Por LUSA
As alterações climáticas vão piorar a já difícil situação humanitária na África Austral, onde se situam Angola e Moçambique, alertou hoje a agência da ONU para os Refugiados (ACNUR).
O alerta consta do relatório “No Escape: On the Frontlines of Climate, Conflict and Displacement” (“Sem fuga possível – Na linha da frente do clima, conflitos e deslocações”, em português), que é lançado oficialmente durante a Conferência das Nações Unidas sobre Alterações Climáticas de 2024 (COP29), que decorre em Baku.
No documento, apresentado na capital azeri pelo alto-comissário do ACNUR, Filippo Grandi, e a refugiada e ativista climática Grace Dorong, salienta-se que a África Austral regista fluxos populacionais complexos provocados por deslocações forçadas, migração voluntária e padrões de mobilidade circular e as alterações climáticas “são suscetíveis de complicar ainda mais esta dinâmica”.
“Os principais corredores, como os que vão do Zimbabué e de Moçambique para a África do Sul, ou da República Democrática do Congo para a Zâmbia, poderão ser palco de tensões acrescidas à medida que os recursos se tornam mais escassos e os movimentos populacionais aumentam””, detalha.

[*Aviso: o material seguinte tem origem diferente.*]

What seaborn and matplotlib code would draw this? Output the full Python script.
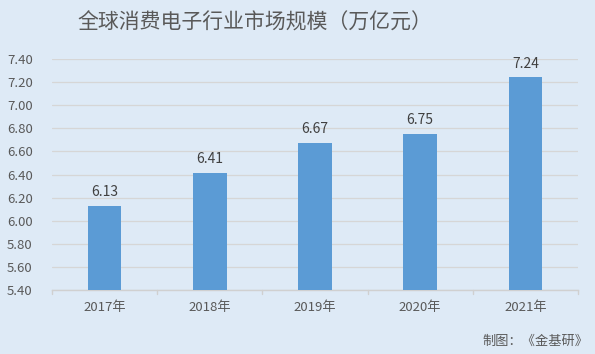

Duas regiões apontadas como críticas no relatório são as do Sahel e a do Corno de África.
O conflito em curso no Sudão deslocou mais de 11 milhões de pessoas, incluindo mais de 2 milhões de pessoas alojadas em países vizinhos, com quase 700 mil dessas pessoas no Chade, segundo dados do mês passado.
“Apesar de ser um dos países mais vulneráveis do mundo às alterações climáticas, o Chade tem mantido as suas portas abertas aos refugiados provenientes do Sudão e de outros países”, destaca.
Acresce que, juntamente com os riscos de segurança que as pessoas enfrentam por parte de grupos armados ao longo da fronteira entre o Sudão e o Chade e o apoio humanitário limitado, os impactos das alterações climáticas estão a exacerbar as já difíceis condições de vida, acentua o ACNUR.
Ao longo das 60 páginas do relatório, há um destaque particular para o Brasil.
O relatório apresenta o Brasil, juntamente com outros 64 países que acolhem refugiados, entre os quais os Camarões, Chade, Nigéria e Sudão do Sul, como tendo no seu território mais de 40% das pessoas que vivem atualmente em situação de deslocação em todo o mundo.
A nível local, a maioria dos campos e acampamentos de refugiados e de deslocados internos na África Oriental, no Corno de África, e na região dos Grandes Lagos enfrenta atualmente uma elevada exposição a riscos climáticos compostos.
Dando ainda como exemplo o Brasil, o relatório recorda que, desde o devastador sismo que atingiu o Haiti em 2010, o Brasil tem vindo a conceder residência humanitária aos cidadãos haitianos que chegam ao país.
“Em 2024, mais de 90 mil cidadãos haitianos viverão no Brasil. A legislação de imigração emitida pelo Brasil em 2017 prevê a concessão de vistos humanitários e de residência temporária para diferentes situações, incluindo ‘calamidade de grandes proporções, catástrofe ambiental'”, sublinha.
O ACNUR chama ainda a atenção para o que sucedeu em maio deste ano quando chuvas devastadoras e inundações no estado brasileiro do Rio Grande do Sul causaram a morte de 181 pessoas, afetando 2,3 milhões de pessoas e deslocando 580 mil indivíduos das suas casas.
“As inundações provocaram prejuízos económicos de milhares de milhões de dólares que levarão muitos anos a reparar”, alerta o ACNUR, que acrescenta que entre as pessoas afetadas contam-se 43 mil refugiados vulneráveis da Venezuela, Haiti e Cuba, que se encontravam em algumas das zonas mais afetadas pelas cheias na região.
Este é o primeiro relatório climático do ACNUR e “explora a intersecção entre o clima e a deslocação, as lacunas no atual financiamento climático, o futuro da proteção jurídica para as pessoas afetadas e a necessidade de investimento em projetos de resiliência em contextos frágeis e afetados por conflitos”.